- The paper introduces an MDL framework that quantifies complexity and descriptive adequacy of CxGs without relying on annotated corpora.
- It applies a tabu search algorithm to iteratively refine multi-layer grammars, demonstrating superior compression rates across languages.
- Results reveal a trade-off between grammatical complexity and stability, offering scalable insights for multilingual natural language processing.
An Evaluation of Complexity and Descriptive Adequacy in Construction Grammars
The paper presents a novel approach to evaluating Construction Grammars (CxGs) using the Minimum Description Length (MDL) paradigm. This framework is employed to balance the computational complexity of CxGs and their descriptive adequacy when applied to unannotated corpora, covering multiple languages such as English, Spanish, French, German, and Italian. By operationalizing complexity as the encoding size of a grammar and descriptive adequacy as the encoding size of a corpus given this grammar, the paper seeks to discover optimal CxGs for these languages.
Complexity and Representation in CxGs
CxGs, which integrate lexical, syntactic, and semantic layers, are inherently more complex than purely syntactic grammars. The paper does not focus on the general representational capacity of CxGs but rather on the complexity of specific CxGs that describe specific languages, making use of observable corpora. Previous work often relied on introspection-based representations, which are unscalable and non-replicable. This research addresses such limitations by providing a data-driven methodology for both modeling and evaluating CxGs.
Methodology and Implementation
The MDL paradigm is central to this paper's evaluation framework, permitting a rigorous assessment of grammar quality through two key parameters: model complexity (captured by L1) and corpus description adequacy (captured by L2). These measures negate the need for a reliance on gold-standard annotations, offering a replicable and scalable approach for measuring grammar quality across different languages.

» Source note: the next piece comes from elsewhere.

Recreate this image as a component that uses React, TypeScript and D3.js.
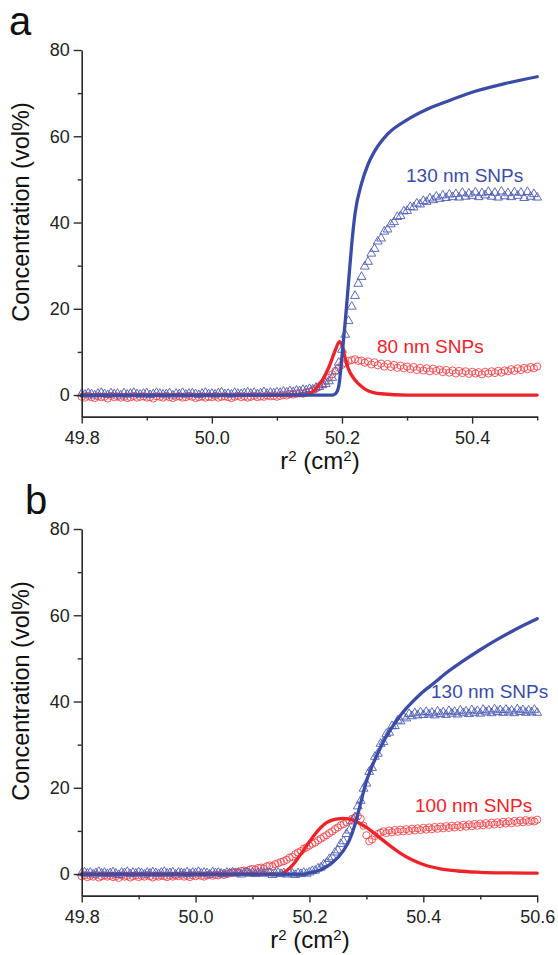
import React, { useEffect, useRef } from "react";
import * as d3 from "d3";

// sampling grid of the measured profiles (r^2 step, cm^2)
const STEP = 0.005;
const X_START = 49.8;

// Panel a: 130 nm SNPs (triangles) and 80 nm SNPs (circles), 49.8 .. 50.5
const A_TRI = [
  0.3,0.1,0.4,0.2,-0.1,0.3,0.5,0.2,0.0,0.4,
  0.2,0.3,-0.1,0.4,0.1,0.3,0.5,0.2,0.1,0.3,
  0.4,0.0,0.2,0.5,0.3,0.1,0.2,0.4,-0.1,0.3,
  0.2,0.5,0.1,0.3,0.4,0.2,0.0,0.3,0.5,0.2,
  0.3,0.1,0.4,0.6,0.2,0.3,0.1,0.5,0.3,0.2,
  0.4,0.6,0.3,0.5,0.2,0.4,0.7,0.3,0.5,0.4,
  0.6,
  0.5,0.8,0.6,0.9,0.7,1.0,0.9,1.2,
  1.1,1.4,1.3,1.7,1.9,2.3,2.6,3.2,4.0,5.5,7.5,
  10.5,14.0,17.2,20.5,23.0,25.8,27.4,29.8,30.9,32.8,
  33.9,35.6,36.3,37.9,38.4,39.6,40.1,41.3,41.5,42.6,
  42.7,43.6,43.5,44.4,44.2,45.0,44.8,45.6,45.2,46.0,45.5,
  46.3,45.7,46.5,45.9,46.6,45.8,46.9,46.0,46.7,46.2,
  47.0,45.9,46.8,46.3,47.1,46.0,46.9,45.8,47.2,46.1,
  46.8,45.9,47.0,46.2,46.9,45.7,47.1,46.0,46.6,45.8,
];
const A_CIR = [
  -0.4,-0.6,-0.2,-0.5,-0.7,-0.3,-0.5,-0.4,-0.8,-0.2,
  -0.5,-0.3,-0.6,-0.4,-0.7,-0.5,-0.2,-0.6,-0.4,-0.3,
  -0.6,-0.5,-0.8,-0.3,-0.4,-0.6,-0.2,-0.5,-0.7,-0.4,
  -0.3,-0.6,-0.5,-0.2,-0.4,-0.7,-0.5,-0.3,-0.6,-0.4,
  -0.5,-0.2,-0.6,-0.4,-0.3,-0.5,-0.7,-0.4,-0.2,-0.5,
  -0.3,-0.6,-0.4,-0.2,-0.5,-0.3,-0.4,-0.1,-0.3,-0.2,
  -0.4,
  -0.2,0.0,-0.1,0.2,0.1,0.3,0.4,0.3,0.6,
  0.8,1.1,1.5,2.0,2.6,3.2,4.0,4.8,5.6,6.3,7.0,7.4,7.9,8.1,8.3,7.9,8.0,7.5,7.8,
  7.1,7.6,6.9,7.3,6.6,7.2,6.5,7.0,6.3,6.8,6.2,6.6,
  6.0,6.5,5.8,6.3,5.7,6.2,5.5,6.1,5.6,5.9,
  5.3,5.8,5.2,5.7,5.0,5.6,5.1,5.5,4.9,5.4,
  5.0,5.3,4.8,5.4,5.0,5.5,5.1,5.6,5.2,5.7,
  5.5,6.0,5.6,6.2,5.8,6.3,6.0,6.5,6.2,6.6,
];
const A_FIT_BLUE_X = [49.8,50.185,50.19,50.195,50.2,50.205,50.21,50.215,50.22,50.23,50.24,50.25,50.27,50.3,50.33,50.36,50.4,50.45,50.5];
const A_FIT_BLUE_Y = [0,0,0.3,2,9,17,26,35,42,49,53.5,56.5,60.5,63.8,66.2,68,70.2,72.2,73.8];
const A_FIT_RED_X = [49.8,50.14,50.15,50.16,50.17,50.18,50.19,50.196,50.2,50.205,50.21,50.22,50.23,50.24,50.26,50.3,50.5];
const A_FIT_RED_Y = [0,0,0.3,1.5,3.5,6.5,10.5,12.4,11.5,8.5,6,3.5,2,1,0.3,0,0];

// Panel b: 130 nm SNPs (triangles) and 100 nm SNPs (circles), 49.8 .. 50.6
const B_TRI = [
  0.2,0.4,0.1,0.3,-0.1,0.2,0.5,0.1,0.3,0.0,
  0.2,0.4,0.1,-0.2,0.3,0.2,0.5,0.0,0.3,0.1,
  0.4,0.2,-0.1,0.3,0.1,0.4,0.2,0.0,0.3,0.5,
  0.1,0.2,0.4,-0.1,0.3,0.2,0.1,0.4,0.0,0.3,
  0.2,0.5,0.1,0.3,0.2,-0.1,0.4,0.2,0.3,0.1,
  0.0,0.3,0.2,0.4,0.1,0.3,-0.1,0.2,0.4,0.1,
  0.3,0.0,0.2,0.4,0.1,0.3,0.2,-0.2,0.1,0.3,
  0.0,0.2,-0.1,0.3,0.1,-0.2,0.2,0.0,0.3,0.1,
  0.4,0.7,0.8,1.3,1.5,2.2,2.6,3.5,3.9,5.0,
  5.5,7.0,7.6,9.3,10.1,12.2,13.2,15.7,17.0,19.8,
  21.0,23.7,24.6,27.2,27.9,30.2,30.6,32.5,32.8,34.3,
  34.3,35.6,35.4,36.5,36.1,37.1,36.6,
  37.3,36.8,37.5,36.9,37.6,37.0,37.4,36.8,37.7,37.1,
  37.5,36.9,37.8,37.2,37.6,37.0,37.9,37.3,37.7,37.1,
  38.0,37.4,37.8,37.2,38.1,37.5,37.9,37.3,38.2,37.6,
  38.0,37.4,38.1,37.5,37.9,37.3,38.2,37.6,38.0,37.4,
  37.9,37.5,38.1,37.4,
];
const B_CIR = [
  -0.5,-0.3,-0.7,-0.4,-0.6,-0.2,-0.8,-0.5,-0.3,-0.6,
  -0.4,-0.7,-0.5,-0.9,-0.3,-0.6,-0.4,-0.8,-0.5,-0.3,
  -0.7,-0.4,-0.6,-0.2,-0.5,-0.8,-0.4,-0.6,-0.3,-0.5,
  -0.7,-0.4,-0.6,-0.3,-0.5,-0.2,-0.6,-0.4,-0.7,-0.3,
  -0.5,-0.2,-0.4,-0.6,-0.3,-0.1,-0.4,-0.2,-0.3,0.0,-0.2,
  0.0,0.2,0.3,0.5,0.4,0.7,0.8,0.6,1.0,1.2,1.0,1.4,1.5,1.3,1.8,2.0,1.8,2.3,2.5,2.8,
  3.0,3.3,3.8,4.0,4.6,5.0,5.3,5.9,6.2,6.6,
  7.0,7.3,7.8,8.2,8.6,9.0,9.5,9.9,10.4,10.8,11.3,11.6,12.0,12.4,12.8,13.1,13.4,
  12.8,11.2,9.0,7.6,8.0,8.8,9.3,9.6,
  9.9,9.5,10.1,9.7,10.2,9.8,10.3,9.9,10.4,10.0,
  10.5,10.1,10.6,10.2,10.7,10.3,10.8,10.4,10.9,10.5,
  11.0,10.6,11.1,10.7,11.2,10.8,11.3,10.9,11.4,11.0,
  11.5,11.1,11.6,11.2,11.7,11.3,11.8,11.4,11.9,11.5,
  12.0,11.6,12.1,11.7,12.2,11.8,12.3,11.9,12.4,12.0,
  12.5,12.1,12.4,12.2,12.6,
];
const B_FIT_BLUE_X = [49.8,50.19,50.2,50.22,50.24,50.26,50.27,50.28,50.29,50.3,50.31,50.32,50.33,50.34,50.35,50.36,50.37,50.38,50.39,50.4,50.42,50.44,50.47,50.5,50.53,50.56,50.6];
const B_FIT_BLUE_Y = [0,0,0.3,1,2.6,5.5,7.8,11.5,16.5,21.5,25,28,30.7,33,35,36.8,38.4,39.8,41.1,42.3,44.4,46.6,49.4,52,54.4,56.6,59.2];
const B_FIT_RED_X = [49.8,50.15,50.16,50.17,50.18,50.19,50.2,50.21,50.22,50.23,50.24,50.25,50.26,50.27,50.28,50.29,50.3,50.32,50.34,50.36,50.38,50.4,50.43,50.46,50.5,50.55,50.6];
const B_FIT_RED_Y = [0,0,0.8,2,3.7,5.6,7.5,9.3,10.8,11.9,12.5,12.8,12.9,12.7,12.3,11.6,10.8,8.8,6.7,4.8,3.3,2.2,1.2,0.7,0.4,0.25,0.2];

const Y_TICKS = [0, 20, 40, 60, 80];
const Y_MINOR = [10, 30, 50, 70];
const A_X_TICKS = [49.8, 50.0, 50.2, 50.4];
const A_X_MINOR = [49.9, 50.1, 50.3, 50.5];
const B_X_TICKS = [49.8, 50.0, 50.2, 50.4, 50.6];
const B_X_MINOR = [49.9, 50.1, 50.3, 50.5];

const BLUE = "#3b4ca6";
const BLUE_MK = "#4c5cb4";
const RED = "#ec2329";
const RED_MK = "#f0474c";
const AXIS = "#2b2b2b";
const FONT = "'Liberation Sans', Arial, sans-serif";

type PanelCfg = {
  oy: number;
  letter: string;
  letterX: number;
  xMax: number;
  xTicks: number[];
  xMinor: number[];
  tri: number[];
  cir: number[];
  fitBlue: [number[], number[]];
  fitRed: [number[], number[]];
  labBlue: [string, number, number];
  labRed: [string, number, number];
  titleX: number;
  titleY: number;
};

const PANELS: PanelCfg[] = [
  {
    oy: 0, letter: "a", letterX: 9, xMax: 50.5,
    xTicks: A_X_TICKS, xMinor: A_X_MINOR, tri: A_TRI, cir: A_CIR,
    fitBlue: [A_FIT_BLUE_X, A_FIT_BLUE_Y], fitRed: [A_FIT_RED_X, A_FIT_RED_Y],
    labBlue: ["130 nm SNPs", 406, 182], labRed: ["80 nm SNPs", 377, 353],
    titleX: 320, titleY: 469,
  },
  {
    oy: 479, letter: "b", letterX: 25, xMax: 50.6,
    xTicks: B_X_TICKS, xMinor: B_X_MINOR, tri: B_TRI, cir: B_CIR,
    fitBlue: [B_FIT_BLUE_X, B_FIT_BLUE_Y], fitRed: [B_FIT_RED_X, B_FIT_RED_Y],
    labBlue: ["130 nm SNPs", 431, 219], labRed: ["100 nm SNPs", 415, 333],
    titleX: 310, titleY: 469,
  },
];

function drawPanel(root: any, p: PanelCfg) {
  const g = root.append("g").attr("transform", `translate(0,${p.oy})`);
  const x = d3.scaleLinear().domain([49.8, p.xMax]).range([81.7, 537.2]);
  const y = d3.scaleLinear().domain([-5, 80]).range([416.6, 50]);

  const gridX = (arr: number[]) => arr.map((_, i) => X_START + i * STEP);

  // circles (red data)
  const cx = gridX(p.cir);
  g.append("g").selectAll("circle").data(p.cir).join("circle")
    .attr("cx", (_: number, i: number) => x(cx[i])).attr("cy", (d: number) => y(d)).attr("r", 3.6)
    .attr("fill", "none").attr("stroke", RED_MK).attr("stroke-width", 1).attr("opacity", 0.9);

  // triangles (blue data)
  const tx = gridX(p.tri);
  const tri = d3.symbol().type(d3.symbolTriangle).size(34);
  g.append("g").selectAll("path").data(p.tri).join("path")
    .attr("d", tri as any)
    .attr("transform", (d: number, i: number) => `translate(${x(tx[i])},${y(d)})`)
    .attr("fill", "none").attr("stroke", BLUE_MK).attr("stroke-width", 1).attr("opacity", 0.9);

  const fitPath = (xs: number[], ys: number[], color: string) => {
    const pts = xs.map((v, i) => [x(v), y(ys[i])] as [number, number]);
    g.append("path").attr("d", d3.line().curve(d3.curveMonotoneX)(pts) as string)
      .attr("fill", "none").attr("stroke", color).attr("stroke-width", 3.3)
      .attr("stroke-linejoin", "round").attr("stroke-linecap", "round");
  };
  fitPath(p.fitRed[0], p.fitRed[1], RED);
  fitPath(p.fitBlue[0], p.fitBlue[1], BLUE);

  // axes
  const yAxis = g.append("g").attr("transform", "translate(81.7,0)")
    .call(d3.axisLeft(y).tickValues(Y_TICKS).tickSize(8).tickSizeOuter(0).tickPadding(4).tickFormat(d3.format("d")));
  g.append("g").attr("transform", "translate(81.7,0)")
    .call(d3.axisLeft(y).tickValues(Y_MINOR).tickSize(4).tickSizeOuter(0).tickFormat(() => ""))
    .select(".domain").remove();
  const xAxis = g.append("g").attr("transform", "translate(0,416.6)")
    .call(d3.axisBottom(x).tickValues(p.xTicks).tickSize(7).tickSizeOuter(0).tickPadding(8).tickFormat(d3.format(".1f")));
  g.append("g").attr("transform", "translate(0,416.6)")
    .call(d3.axisBottom(x).tickValues(p.xMinor).tickSize(4).tickSizeOuter(0).tickFormat(() => ""))
    .select(".domain").remove();

  g.selectAll(".domain").attr("stroke", AXIS).attr("stroke-width", 1.6);
  g.selectAll(".tick line").attr("stroke", AXIS).attr("stroke-width", 1.4);
  [yAxis, xAxis].forEach((a: any) =>
    a.selectAll("text").attr("font-family", FONT).attr("font-size", 18).attr("fill", "#222")
  );

  // titles
  g.append("text").attr("x", p.letterX).attr("y", 35).attr("font-family", FONT)
    .attr("font-size", 40).attr("fill", "#111").text(p.letter);

  g.append("text").attr("transform", "translate(29,212) rotate(-90)")
    .attr("text-anchor", "middle").attr("font-family", FONT).attr("font-size", 23.5)
    .attr("fill", "#111").text("Concentration (vol%)");

  const xt = g.append("text").attr("x", p.titleX).attr("y", p.titleY)
    .attr("text-anchor", "middle").attr("font-family", FONT).attr("font-size", 24).attr("fill", "#111");
  xt.append("tspan").text("r");
  xt.append("tspan").attr("font-size", 15).attr("dy", -8).text("2");
  xt.append("tspan").attr("dy", 8).text(" (cm");
  xt.append("tspan").attr("font-size", 15).attr("dy", -8).text("2");
  xt.append("tspan").attr("dy", 8).text(")");

  g.append("text").attr("x", p.labBlue[1]).attr("y", p.labBlue[2]).attr("font-family", FONT)
    .attr("font-size", 19).attr("fill", BLUE).text(p.labBlue[0]);
  g.append("text").attr("x", p.labRed[1]).attr("y", p.labRed[2]).attr("font-family", FONT)
    .attr("font-size", 19).attr("fill", RED).text(p.labRed[0]);
}

export default function App() {
  const ref = useRef<SVGSVGElement>(null);
  useEffect(() => {
    const svg = d3.select(ref.current);
    svg.selectAll("*").remove();
    const root = svg.append("g");
    PANELS.forEach((p) => drawPanel(root, p));
  }, []);
  return (
    <svg
      ref={ref}
      width={558}
      height={955}
      style={{ position: "absolute", left: 0, top: 0, background: "#fff" }}
    />
  );
}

The paper discusses a multi-part experiment that involves initializing and refining grammars through a tabu search algorithm. This method navigates a space of potential CxGs to determine the optimal grammar for a given corpus, seeking an efficient trade-off between grammatical complexity and descriptive power. The grammars are developed in iterations, initially representing purely lexical constructs, followed by syntactic constructs, and culminating in full CxGs incorporating multiple layers of representation.
Empirical Results
The paper demonstrates significant generalizations in CxGs, emphasizing that grammars with access to multiple levels of representation offer greater descriptive adequacy compared to those with a single layer. The results reveal substantial compression over unencoded datasets: while purely lexical constructions offered minimal compression, syntactic grammars achieved higher compression rates. Notably, multi-level CxGs provided the highest rates of compression, aside from English, signifying their descriptive superiority.

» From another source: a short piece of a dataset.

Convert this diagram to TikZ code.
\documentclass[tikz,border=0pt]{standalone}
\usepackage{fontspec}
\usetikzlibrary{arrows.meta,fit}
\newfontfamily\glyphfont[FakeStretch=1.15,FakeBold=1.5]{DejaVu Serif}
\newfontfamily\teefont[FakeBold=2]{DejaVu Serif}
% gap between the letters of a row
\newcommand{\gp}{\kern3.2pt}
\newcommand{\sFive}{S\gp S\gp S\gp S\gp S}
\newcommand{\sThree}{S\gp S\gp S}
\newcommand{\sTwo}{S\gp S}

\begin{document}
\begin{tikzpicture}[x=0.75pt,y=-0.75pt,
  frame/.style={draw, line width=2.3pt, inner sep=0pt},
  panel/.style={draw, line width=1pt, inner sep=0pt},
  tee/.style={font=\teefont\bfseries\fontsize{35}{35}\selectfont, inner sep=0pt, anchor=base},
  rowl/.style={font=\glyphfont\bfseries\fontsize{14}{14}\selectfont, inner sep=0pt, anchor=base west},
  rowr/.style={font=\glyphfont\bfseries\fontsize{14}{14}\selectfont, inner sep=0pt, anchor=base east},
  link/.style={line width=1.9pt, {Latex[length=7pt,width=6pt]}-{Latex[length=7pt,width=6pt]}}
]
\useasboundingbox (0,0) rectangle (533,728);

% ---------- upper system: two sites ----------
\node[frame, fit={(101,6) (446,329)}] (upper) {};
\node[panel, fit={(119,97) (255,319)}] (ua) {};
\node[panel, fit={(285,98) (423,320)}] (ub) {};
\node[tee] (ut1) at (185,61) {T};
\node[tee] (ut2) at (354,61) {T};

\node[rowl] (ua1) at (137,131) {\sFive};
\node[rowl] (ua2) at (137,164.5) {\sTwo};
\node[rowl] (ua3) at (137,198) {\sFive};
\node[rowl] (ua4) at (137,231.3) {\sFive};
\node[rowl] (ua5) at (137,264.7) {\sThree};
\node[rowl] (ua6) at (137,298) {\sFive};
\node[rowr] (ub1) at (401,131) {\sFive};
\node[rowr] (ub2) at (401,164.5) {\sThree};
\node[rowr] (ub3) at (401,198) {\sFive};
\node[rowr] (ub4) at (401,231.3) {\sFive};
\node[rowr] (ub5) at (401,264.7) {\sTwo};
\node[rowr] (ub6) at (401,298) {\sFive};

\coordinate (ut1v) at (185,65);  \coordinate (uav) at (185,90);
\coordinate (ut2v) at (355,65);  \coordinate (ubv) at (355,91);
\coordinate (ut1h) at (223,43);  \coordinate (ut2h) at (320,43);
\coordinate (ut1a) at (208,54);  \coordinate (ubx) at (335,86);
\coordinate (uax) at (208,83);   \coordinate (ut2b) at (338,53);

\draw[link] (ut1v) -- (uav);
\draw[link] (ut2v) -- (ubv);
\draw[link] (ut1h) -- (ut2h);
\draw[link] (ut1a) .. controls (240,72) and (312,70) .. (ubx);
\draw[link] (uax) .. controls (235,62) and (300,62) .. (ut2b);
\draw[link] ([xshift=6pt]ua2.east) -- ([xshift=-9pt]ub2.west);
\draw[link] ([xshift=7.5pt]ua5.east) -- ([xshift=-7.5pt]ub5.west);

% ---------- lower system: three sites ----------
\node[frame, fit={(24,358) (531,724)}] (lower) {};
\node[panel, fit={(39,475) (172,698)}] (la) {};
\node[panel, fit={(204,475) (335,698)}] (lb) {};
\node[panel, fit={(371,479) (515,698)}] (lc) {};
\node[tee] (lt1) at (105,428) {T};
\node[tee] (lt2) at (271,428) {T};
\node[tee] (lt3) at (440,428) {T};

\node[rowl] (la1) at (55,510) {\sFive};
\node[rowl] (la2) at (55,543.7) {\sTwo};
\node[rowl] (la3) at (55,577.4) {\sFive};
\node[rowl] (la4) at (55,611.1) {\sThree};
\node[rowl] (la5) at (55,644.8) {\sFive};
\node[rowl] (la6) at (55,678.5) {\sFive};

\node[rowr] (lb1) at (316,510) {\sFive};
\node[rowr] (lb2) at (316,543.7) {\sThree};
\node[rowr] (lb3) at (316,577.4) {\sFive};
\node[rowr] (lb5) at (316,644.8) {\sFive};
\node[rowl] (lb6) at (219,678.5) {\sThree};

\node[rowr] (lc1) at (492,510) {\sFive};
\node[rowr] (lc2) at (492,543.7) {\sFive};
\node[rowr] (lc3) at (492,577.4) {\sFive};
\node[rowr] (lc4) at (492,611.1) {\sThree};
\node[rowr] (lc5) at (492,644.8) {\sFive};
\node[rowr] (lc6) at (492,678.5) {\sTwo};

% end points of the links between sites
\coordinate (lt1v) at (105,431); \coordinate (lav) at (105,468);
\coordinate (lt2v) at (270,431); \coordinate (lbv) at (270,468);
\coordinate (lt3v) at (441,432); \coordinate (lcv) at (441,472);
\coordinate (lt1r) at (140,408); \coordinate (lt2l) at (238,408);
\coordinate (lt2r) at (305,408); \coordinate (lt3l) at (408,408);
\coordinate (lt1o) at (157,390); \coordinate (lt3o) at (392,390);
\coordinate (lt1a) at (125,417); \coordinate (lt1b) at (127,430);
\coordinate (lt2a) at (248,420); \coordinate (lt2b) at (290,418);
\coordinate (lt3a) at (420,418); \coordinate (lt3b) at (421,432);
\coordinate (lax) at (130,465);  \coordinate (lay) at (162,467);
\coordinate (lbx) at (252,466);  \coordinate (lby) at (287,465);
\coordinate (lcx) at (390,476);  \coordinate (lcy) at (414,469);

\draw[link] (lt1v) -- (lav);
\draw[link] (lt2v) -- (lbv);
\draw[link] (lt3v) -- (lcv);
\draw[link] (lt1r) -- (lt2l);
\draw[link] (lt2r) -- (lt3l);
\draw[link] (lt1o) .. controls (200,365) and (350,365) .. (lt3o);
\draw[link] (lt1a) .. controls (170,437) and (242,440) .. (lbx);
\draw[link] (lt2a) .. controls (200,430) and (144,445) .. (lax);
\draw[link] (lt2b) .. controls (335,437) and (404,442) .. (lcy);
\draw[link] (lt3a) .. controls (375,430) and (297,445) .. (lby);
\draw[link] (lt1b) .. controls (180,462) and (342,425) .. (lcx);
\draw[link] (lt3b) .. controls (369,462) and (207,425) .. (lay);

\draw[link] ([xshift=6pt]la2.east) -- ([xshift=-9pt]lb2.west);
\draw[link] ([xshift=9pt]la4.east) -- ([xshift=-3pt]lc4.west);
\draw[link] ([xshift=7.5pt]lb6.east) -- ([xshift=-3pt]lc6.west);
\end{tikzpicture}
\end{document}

Moreover, the stability of learned grammars was analyzed, revealing more variability with complex grammars, as opposed to simpler lexical grammars which demonstrated higher stability. This implies a potential trade-off between grammar complexity and stability, possibly reflective of genuine linguistic variations across corpora.
Implications and Future Work
The results underline the potential of the MDL-based approach in evaluating CxGs, offering a framework that is not constrained by the availability of annotated datasets. These findings carry significant implications for the development of multilingual grammars and the application of CxGs in diverse linguistic scenarios. Moreover, the research provides a foundation for applying these grammatical models to other linguistic phenomena, such as dialectometry.
Future work could explore the impact of non-dialectal variation on learned grammar stability and further refine the MDL measures to enhance the precision of construction probabilities. This could enhance the explanatory power of CxGs for modeling nuanced linguistic variations, underpinning advancements in multilingual natural language processing systems.
In summary, this paper contributes a rigorous methodology for evaluating the complexity and descriptive adequacy of construction grammars, validating this approach across multiple languages, and setting the stage for future explorations of representation in linguistic modeling.